>> Start

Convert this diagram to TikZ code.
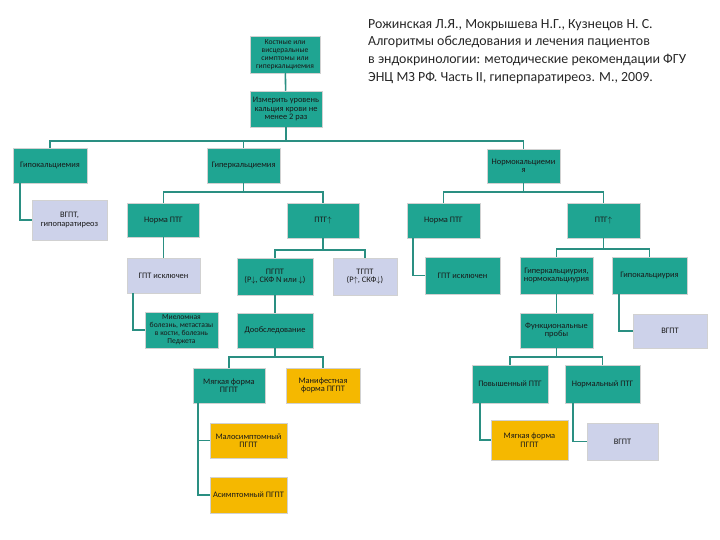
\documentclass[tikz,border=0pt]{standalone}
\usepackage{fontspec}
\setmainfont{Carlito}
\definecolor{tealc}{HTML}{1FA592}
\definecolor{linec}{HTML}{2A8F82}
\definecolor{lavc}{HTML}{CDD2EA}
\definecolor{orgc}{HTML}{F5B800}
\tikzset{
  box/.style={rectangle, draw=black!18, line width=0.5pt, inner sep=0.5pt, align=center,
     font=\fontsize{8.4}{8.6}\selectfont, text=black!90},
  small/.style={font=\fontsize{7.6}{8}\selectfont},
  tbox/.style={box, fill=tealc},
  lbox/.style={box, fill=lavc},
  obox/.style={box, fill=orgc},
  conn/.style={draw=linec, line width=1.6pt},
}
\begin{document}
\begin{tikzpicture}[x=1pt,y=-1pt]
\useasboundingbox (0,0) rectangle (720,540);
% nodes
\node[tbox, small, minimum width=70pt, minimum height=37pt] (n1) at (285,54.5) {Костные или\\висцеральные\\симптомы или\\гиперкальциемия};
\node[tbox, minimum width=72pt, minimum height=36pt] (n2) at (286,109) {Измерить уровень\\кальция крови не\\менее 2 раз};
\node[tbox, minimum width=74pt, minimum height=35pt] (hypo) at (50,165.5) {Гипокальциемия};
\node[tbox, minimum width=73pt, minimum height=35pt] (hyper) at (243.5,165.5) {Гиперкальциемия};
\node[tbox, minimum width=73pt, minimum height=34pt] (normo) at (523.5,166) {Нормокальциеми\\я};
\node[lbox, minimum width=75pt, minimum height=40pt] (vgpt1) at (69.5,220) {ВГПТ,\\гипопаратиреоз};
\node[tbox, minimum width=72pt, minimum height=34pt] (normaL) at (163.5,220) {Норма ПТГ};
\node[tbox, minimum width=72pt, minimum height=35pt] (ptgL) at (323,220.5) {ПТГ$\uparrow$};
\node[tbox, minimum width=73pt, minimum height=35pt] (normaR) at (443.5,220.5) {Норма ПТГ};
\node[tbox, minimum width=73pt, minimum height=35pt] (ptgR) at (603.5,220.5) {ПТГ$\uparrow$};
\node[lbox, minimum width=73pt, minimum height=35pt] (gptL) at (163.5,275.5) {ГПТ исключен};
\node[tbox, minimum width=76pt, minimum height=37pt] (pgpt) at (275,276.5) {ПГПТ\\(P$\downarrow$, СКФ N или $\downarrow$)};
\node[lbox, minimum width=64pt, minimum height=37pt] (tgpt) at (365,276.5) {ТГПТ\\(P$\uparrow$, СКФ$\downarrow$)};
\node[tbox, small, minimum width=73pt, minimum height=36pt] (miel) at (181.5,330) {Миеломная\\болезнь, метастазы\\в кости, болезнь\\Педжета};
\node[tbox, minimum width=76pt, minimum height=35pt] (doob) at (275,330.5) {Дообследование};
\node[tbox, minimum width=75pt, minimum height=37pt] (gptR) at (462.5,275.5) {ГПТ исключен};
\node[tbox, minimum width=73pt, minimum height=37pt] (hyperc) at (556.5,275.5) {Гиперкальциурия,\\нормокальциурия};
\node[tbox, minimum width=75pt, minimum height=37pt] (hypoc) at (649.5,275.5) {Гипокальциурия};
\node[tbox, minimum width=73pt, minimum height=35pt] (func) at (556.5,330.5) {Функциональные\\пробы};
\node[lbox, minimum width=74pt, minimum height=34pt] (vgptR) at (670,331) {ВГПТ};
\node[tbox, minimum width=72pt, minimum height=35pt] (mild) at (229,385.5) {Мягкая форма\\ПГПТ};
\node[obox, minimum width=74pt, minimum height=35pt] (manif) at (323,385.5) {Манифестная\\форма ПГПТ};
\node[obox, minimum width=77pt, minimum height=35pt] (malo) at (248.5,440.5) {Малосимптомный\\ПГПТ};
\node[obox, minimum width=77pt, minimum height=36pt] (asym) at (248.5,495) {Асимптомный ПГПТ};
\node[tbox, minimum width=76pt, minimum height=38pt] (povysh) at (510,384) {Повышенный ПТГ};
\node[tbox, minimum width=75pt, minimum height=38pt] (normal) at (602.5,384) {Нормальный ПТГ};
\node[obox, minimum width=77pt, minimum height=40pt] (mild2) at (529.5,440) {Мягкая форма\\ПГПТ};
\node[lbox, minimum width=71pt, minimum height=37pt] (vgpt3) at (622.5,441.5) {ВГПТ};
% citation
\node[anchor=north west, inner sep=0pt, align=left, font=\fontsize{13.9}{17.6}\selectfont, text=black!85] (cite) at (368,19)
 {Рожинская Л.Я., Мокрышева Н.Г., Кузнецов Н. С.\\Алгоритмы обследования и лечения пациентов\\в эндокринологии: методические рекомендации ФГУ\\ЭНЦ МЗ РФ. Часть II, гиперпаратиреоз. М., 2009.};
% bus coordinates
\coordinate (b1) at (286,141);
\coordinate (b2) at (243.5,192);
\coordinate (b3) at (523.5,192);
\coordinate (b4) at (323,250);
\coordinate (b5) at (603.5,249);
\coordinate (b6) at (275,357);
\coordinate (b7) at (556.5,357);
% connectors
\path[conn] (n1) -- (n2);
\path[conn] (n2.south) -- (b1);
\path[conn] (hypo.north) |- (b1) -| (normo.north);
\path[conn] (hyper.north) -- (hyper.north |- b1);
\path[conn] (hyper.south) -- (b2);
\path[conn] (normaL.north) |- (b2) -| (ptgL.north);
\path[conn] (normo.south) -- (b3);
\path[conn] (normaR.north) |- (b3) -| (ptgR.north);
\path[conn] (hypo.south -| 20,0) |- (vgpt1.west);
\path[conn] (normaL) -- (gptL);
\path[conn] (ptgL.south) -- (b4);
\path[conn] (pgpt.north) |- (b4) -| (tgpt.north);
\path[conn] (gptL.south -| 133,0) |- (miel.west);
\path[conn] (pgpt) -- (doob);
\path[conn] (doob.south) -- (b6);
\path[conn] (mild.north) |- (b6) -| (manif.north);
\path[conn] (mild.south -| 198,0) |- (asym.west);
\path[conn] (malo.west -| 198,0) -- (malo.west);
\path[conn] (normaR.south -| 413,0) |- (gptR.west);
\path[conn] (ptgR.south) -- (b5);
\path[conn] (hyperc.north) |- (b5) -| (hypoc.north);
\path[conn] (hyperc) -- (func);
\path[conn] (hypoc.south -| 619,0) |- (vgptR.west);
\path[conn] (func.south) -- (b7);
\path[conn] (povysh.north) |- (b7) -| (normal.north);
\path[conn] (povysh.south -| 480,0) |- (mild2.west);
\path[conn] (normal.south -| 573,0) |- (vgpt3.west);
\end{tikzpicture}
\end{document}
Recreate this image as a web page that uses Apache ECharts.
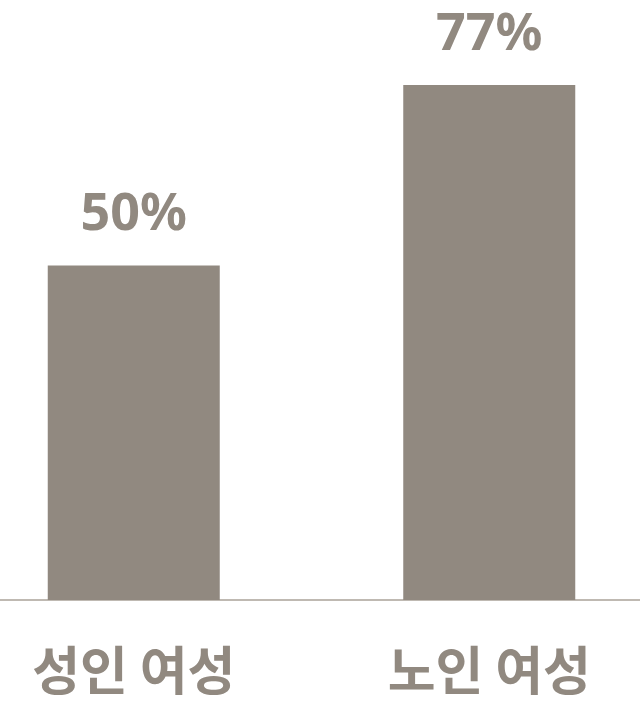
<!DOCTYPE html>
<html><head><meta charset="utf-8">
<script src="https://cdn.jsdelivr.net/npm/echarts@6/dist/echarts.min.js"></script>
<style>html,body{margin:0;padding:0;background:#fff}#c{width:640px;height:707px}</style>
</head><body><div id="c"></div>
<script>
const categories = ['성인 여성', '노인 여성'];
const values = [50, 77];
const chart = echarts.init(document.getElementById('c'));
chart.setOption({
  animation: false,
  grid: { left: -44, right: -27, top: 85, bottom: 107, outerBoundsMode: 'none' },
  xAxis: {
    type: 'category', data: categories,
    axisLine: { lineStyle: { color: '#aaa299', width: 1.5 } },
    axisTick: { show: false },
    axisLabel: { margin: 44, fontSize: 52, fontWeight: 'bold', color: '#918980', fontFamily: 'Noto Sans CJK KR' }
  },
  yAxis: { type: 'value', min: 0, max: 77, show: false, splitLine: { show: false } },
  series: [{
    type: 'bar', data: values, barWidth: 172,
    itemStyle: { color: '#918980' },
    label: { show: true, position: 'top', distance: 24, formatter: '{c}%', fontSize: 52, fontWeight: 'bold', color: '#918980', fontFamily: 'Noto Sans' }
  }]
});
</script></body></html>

>> End

- **WORK INSTRUCTIONS**
Extract, character for character, every line from the one that holds "Recreate this image" through the end of the entries above. Include both boundary lines and no pictures.

- **EXERCISE OUTPUT**
Recreate this image as a web page that uses Apache ECharts.
<!DOCTYPE html>
<html><head><meta charset="utf-8">
<script src="https://cdn.jsdelivr.net/npm/echarts@6/dist/echarts.min.js"></script>
<style>html,body{margin:0;padding:0;background:#fff}#c{width:640px;height:707px}</style>
</head><body><div id="c"></div>
<script>
const categories = ['성인 여성', '노인 여성'];
const values = [50, 77];
const chart = echarts.init(document.getElementById('c'));
chart.setOption({
  animation: false,
  grid: { left: -44, right: -27, top: 85, bottom: 107, outerBoundsMode: 'none' },
  xAxis: {
    type: 'category', data: categories,
    axisLine: { lineStyle: { color: '#aaa299', width: 1.5 } },
    axisTick: { show: false },
    axisLabel: { margin: 44, fontSize: 52, fontWeight: 'bold', color: '#918980', fontFamily: 'Noto Sans CJK KR' }
  },
  yAxis: { type: 'value', min: 0, max: 77, show: false, splitLine: { show: false } },
  series: [{
    type: 'bar', data: values, barWidth: 172,
    itemStyle: { color: '#918980' },
    label: { show: true, position: 'top', distance: 24, formatter: '{c}%', fontSize: 52, fontWeight: 'bold', color: '#918980', fontFamily: 'Noto Sans' }
  }]
});
</script></body></html>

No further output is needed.